Porsche is going a step further by using artificial intelligence and big data to create a digital copy of your vehicle that will analyze the car's condition on an ongoing basis. This will notify you of any problems long before they cause the vehicle to fail.
Modern vehicles have an onboard computer that provides diagnostic reports and generates codes when problems arise. Porsche will use these computers in combination with big data to offer industry-revolutionizing cloud-based diagnostics to keep the vehicle in its best condition.
What exactly is a Porsche digital twin?
Autoblog said that the Porsche digital twin is a data aggregation software that classifies, analyzes, and predicts events along the car's product lifecycle to recommend the appropriate actions. Any issues that occur on a connected Porsche model are stored in a digital record. The same data can provide value in the future if another model starts to show signs of a similar issue.
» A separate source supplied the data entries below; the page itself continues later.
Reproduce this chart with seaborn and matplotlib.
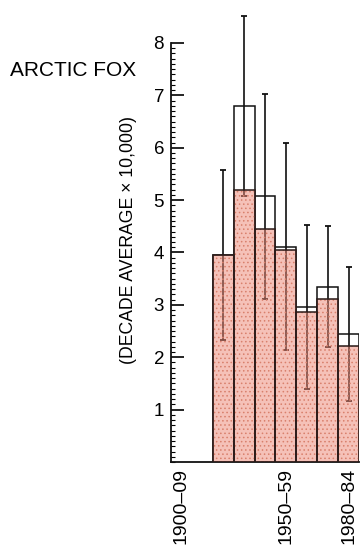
import matplotlib
matplotlib.use("Agg")
import matplotlib.pyplot as plt
from matplotlib.ticker import MultipleLocator
import seaborn as sns
import numpy as np

# data (decade average x 10,000)
decades = ["1900–09", "1910–19", "1920–29", "1930–39", "1940–49",
           "1950–59", "1960–69", "1970–79", "1980–84"]
shown_labels = ["1900–09", "", "", "", "", "1950–59", "", "", "1980–84"]
total = [np.nan, np.nan, 3.95, 6.79, 5.07, 4.11, 2.96, 3.35, 2.45]
harvest = [np.nan, np.nan, 3.95, 5.19, 4.44, 4.05, 2.87, 3.12, 2.21]
err = [np.nan, np.nan, 1.62, 1.72, 1.96, 1.98, 1.56, 1.15, 1.28]

sns.set_style("ticks")
plt.rcParams["font.family"] = ["Liberation Sans", "DejaVu Sans"]
plt.rcParams["hatch.linewidth"] = 0.6
for k in ("text.color", "axes.labelcolor", "xtick.color", "ytick.color"):
    plt.rcParams[k] = "black"

fig = plt.figure(figsize=(3.6, 5.46), dpi=100)
ax = fig.add_axes([171 / 360, 1 - 462 / 546, 188 / 360, 419 / 546])

# open bars = total
sns.barplot(x=decades, y=total, order=decades, color="white", width=1,
            errorbar=None, ax=ax, zorder=1)
for p in ax.containers[-1]:
    p.set_facecolor("white")
    p.set_edgecolor("#111111")
    p.set_linewidth(1.1)

# error bars around the totals
pos = np.arange(len(decades))
ax.errorbar(pos, total, yerr=err, fmt="none", ecolor="#111111",
            elinewidth=1.2, capsize=2.5, capthick=1.3, zorder=2, clip_on=False)

# shaded bars = harvested part
sns.barplot(x=decades, y=harvest, order=decades, color="#ee907a", width=1,
            errorbar=None, ax=ax, zorder=3)
for p in ax.containers[-1]:
    p.set_facecolor((0.93, 0.52, 0.45, 0.5))
    p.set_edgecolor("#d9806c")
    p.set_hatch("....")
    p.set_linewidth(0)

sns.barplot(x=decades, y=harvest, order=decades, color="white", width=1,
            errorbar=None, ax=ax, zorder=4)
for p in ax.containers[-1]:
    p.set_facecolor("none")
    p.set_edgecolor("#2a1a18")
    p.set_linewidth(1.1)

ax.set_ylim(0, 8)
ax.set_xlim(-0.5, len(decades) - 0.5)
ax.yaxis.set_minor_locator(MultipleLocator(0.1))
ax.set_yticks([1, 2, 3, 4, 5, 6, 7, 8])
ax.set_xticks(pos)
ax.set_xticklabels(shown_labels, rotation=90, fontsize=14)
ax.tick_params(axis="y", which="major", direction="in", length=9, width=1.2,
               labelsize=13.5, pad=5)
ax.tick_params(axis="y", which="minor", direction="in", length=3, width=0.8)
ax.tick_params(axis="x", length=0, pad=4)

sns.despine(ax=ax, top=True, right=True)
for s in ("left", "bottom"):
    ax.spines[s].set_linewidth(1.3)
    ax.spines[s].set_color("#111111")

ax.set_xlabel("")
ax.set_ylabel("(DECADE AVERAGE × 10,000)", fontsize=12.7)
ax.yaxis.set_label_coords(-0.18, 0.53)

fig.text(10 / 360, 1 - 76 / 546, "ARCTIC FOX", fontsize=15,
         ha="left", va="baseline")

fig.savefig("out.png", dpi=100)
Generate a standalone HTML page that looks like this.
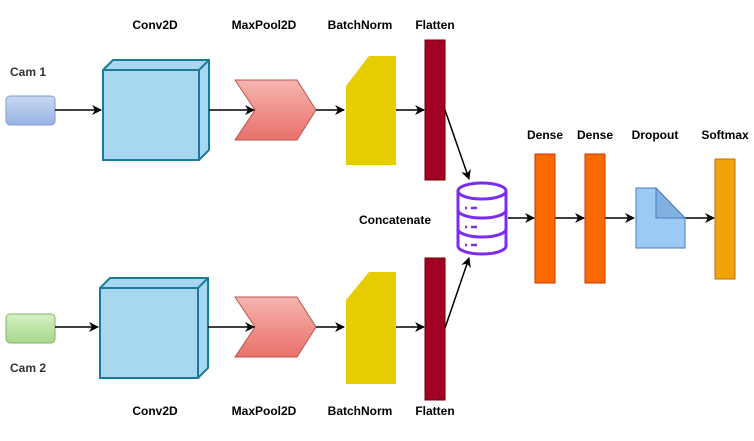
<!DOCTYPE html>
<html><head><style>body{margin:0;background:#fff}</style></head><body>
<svg width="754" height="436" viewBox="0 0 754 436" xmlns="http://www.w3.org/2000/svg" font-family="Liberation Sans, sans-serif" font-weight="bold" font-size="12">
<defs>
<marker id="a" markerWidth="10" markerHeight="10" refX="9" refY="5" orient="auto" markerUnits="userSpaceOnUse"><path d="M0,0 L10,5 L0,10 L3,5z" fill="#000"/></marker>
<linearGradient id="c1" x1="0" y1="0" x2="0" y2="1"><stop offset="0" stop-color="#c9d8f2"/><stop offset="1" stop-color="#97b2e3"/></linearGradient>
<linearGradient id="c2" x1="0" y1="0" x2="0" y2="1"><stop offset="0" stop-color="#d6f0c4"/><stop offset="1" stop-color="#a6d88a"/></linearGradient>
<linearGradient id="pk" x1="0" y1="0" x2="0" y2="1"><stop offset="0" stop-color="#f6b5b0"/><stop offset="1" stop-color="#e9706a"/></linearGradient>
</defs>
<g fill="#333">
<text x="10" y="76">Cam 1</text><text x="10" y="372" >Cam 2</text>
</g>
<g fill="#000" text-anchor="middle">
<text x="155" y="29">Conv2D</text><text x="264" y="29">MaxPool2D</text><text x="360" y="29">BatchNorm</text><text x="435" y="29">Flatten</text>
<text x="155" y="415">Conv2D</text><text x="264" y="415">MaxPool2D</text><text x="360" y="415">BatchNorm</text><text x="435" y="415">Flatten</text>
<text x="545" y="139">Dense</text><text x="595" y="139">Dense</text><text x="655" y="139">Dropout</text><text x="725" y="139">Softmax</text>
<text x="395" y="224">Concatenate</text>
</g>
<!-- branch 1 -->
<rect x="6" y="96" width="49" height="29" rx="4" fill="url(#c1)" stroke="#7f9cc8"/>
<path d="M103,70 L113,60 L209,60 L209,150 L199,160 L103,160Z" fill="#a8d8ef" stroke="#1a7a9c" stroke-width="2"/>
<path d="M103,70 L199,70 L209,60 M199,70 L199,160" fill="none" stroke="#1a7a9c" stroke-width="2"/>
<path d="M235,80 L297,80 L316,110 L297,140 L235,140 L255,110Z" fill="url(#pk)" stroke="#b85450"/>
<path d="M346,86 L369,56 L396,56 L396,165 L346,165Z" fill="#e6cc00"/>
<rect x="425" y="40" width="20" height="140" fill="#a20025" stroke="#6f0000"/>
<g stroke="#000" stroke-width="1.5" marker-end="url(#a)">
<line x1="55" y1="110" x2="101" y2="110"/><line x1="209" y1="110" x2="254" y2="110"/><line x1="316" y1="110" x2="344" y2="110"/><line x1="396" y1="110" x2="424" y2="110"/>
</g>
<!-- branch 2 -->
<rect x="6" y="314" width="49" height="29" rx="4" fill="url(#c2)" stroke="#82b366"/>
<path d="M100,288 L110,278 L208,278 L208,368 L198,378 L100,378Z" fill="#a8d8ef" stroke="#1a7a9c" stroke-width="2"/>
<path d="M100,288 L198,288 L208,278 M198,288 L198,378" fill="none" stroke="#1a7a9c" stroke-width="2"/>
<path d="M235,297 L297,297 L316,327 L297,357 L235,357 L255,327Z" fill="url(#pk)" stroke="#b85450"/>
<path d="M346,300 L369,272 L396,272 L396,384 L346,384Z" fill="#e6cc00"/>
<rect x="425" y="258" width="20" height="142" fill="#a20025" stroke="#6f0000"/>
<g stroke="#000" stroke-width="1.5" marker-end="url(#a)">
<line x1="55" y1="327" x2="98" y2="327"/><line x1="208" y1="327" x2="254" y2="327"/><line x1="316" y1="327" x2="344" y2="327"/><line x1="396" y1="327" x2="424" y2="327"/>
<line x1="445" y1="110" x2="469" y2="179"/><line x1="445" y1="328" x2="469" y2="258"/>
<line x1="508" y1="218" x2="534" y2="218"/><line x1="555" y1="218" x2="584" y2="218"/><line x1="605" y1="218" x2="634" y2="218"/><line x1="685" y1="218" x2="714" y2="218"/>
</g>
<!-- database -->
<g fill="none" stroke="#7a2cf0" stroke-width="3">
<ellipse cx="482" cy="191" rx="24" ry="8"/>
<path d="M458,191 V246 A24,8 0 0 0 506,246 V191"/>
<path d="M458,210 A24,8 0 0 0 506,210 M458,229 A24,8 0 0 0 506,229"/>
<path d="M465,208 h2 M471,208 h6 M465,227 h2 M471,227 h6 M465,245 h2 M471,245 h6" stroke-width="2.5"/>
</g>
<rect x="535" y="154" width="20" height="129" fill="#fa6800" stroke="#c73500"/>
<rect x="585" y="154" width="20" height="129" fill="#fa6800" stroke="#c73500"/>
<path d="M636,188 L656,188 L685,218 L685,248 L636,248Z" fill="#9ccaf5" stroke="#4a7bbd"/>
<path d="M656,188 L656,218 L685,218Z" fill="#82b0e0" stroke="#4a7bbd"/>
<rect x="715" y="159" width="20" height="120" fill="#f0a30a" stroke="#bd7000"/>
</svg>
</body></html>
In essence, car owners get an online replica of their car with a data-based “mechanic” to give insight on impending problems and other ways to enhance their driving experiences. Porsche will include data from other Volkswagen models to increase data points and help drivers make informed decisions.
Porsche's digital twin can help car owners avoid specific issues and reduce the overall cost of repairs, as the digital twin will alert the owner long before a serious issue occurs. Big data can help the carmaker determine weaknesses and recurring problems on a car to help improve future models.
The Porsche digital twin focuses on the chassis
Porsche's big data project focuses on the chassis. This is because the chassis is subjected to the greatest loads, particularly when the car is moving at high speeds. The chassis contains several intelligent neural algorithms on its onboard computer that detect and notify the driver of any faults in the system.
The carmaker is already using a digital chassis in various simulated test scenarios. This way, it can view the interactions between different components as the vehicle accelerates and moves on different terrains.
When drivers subject their vehicles to similar loads, the data collected by the onboard computer is checked against data from simulated scenarios. If there is a disparity in performance, the software tries to determine what could be wrong. This can be communicated to the car owner through the computer for easy diagnosis.
The software will also work for other areas of the vehicle besides the chassis. You will still get alerts if any of the other parts develop a problem. This innovation starts with the upcoming Porsche Taycan.
User privacy is guaranteed with the digital twin
Many car owners are worried that Porsche may collect more than just the chassis data for the digital twin. However, according to Porsche, the customer will control the kind of data that will be collected. Before the carmaker starts to build the digital profile of the vehicle, car owners need to give their consent.
If any other data is required, the car owner will be notified via PCM. The data is not accessible by third parties and will not be sold. Porsche has also built several security layers to ensure data and communication safety.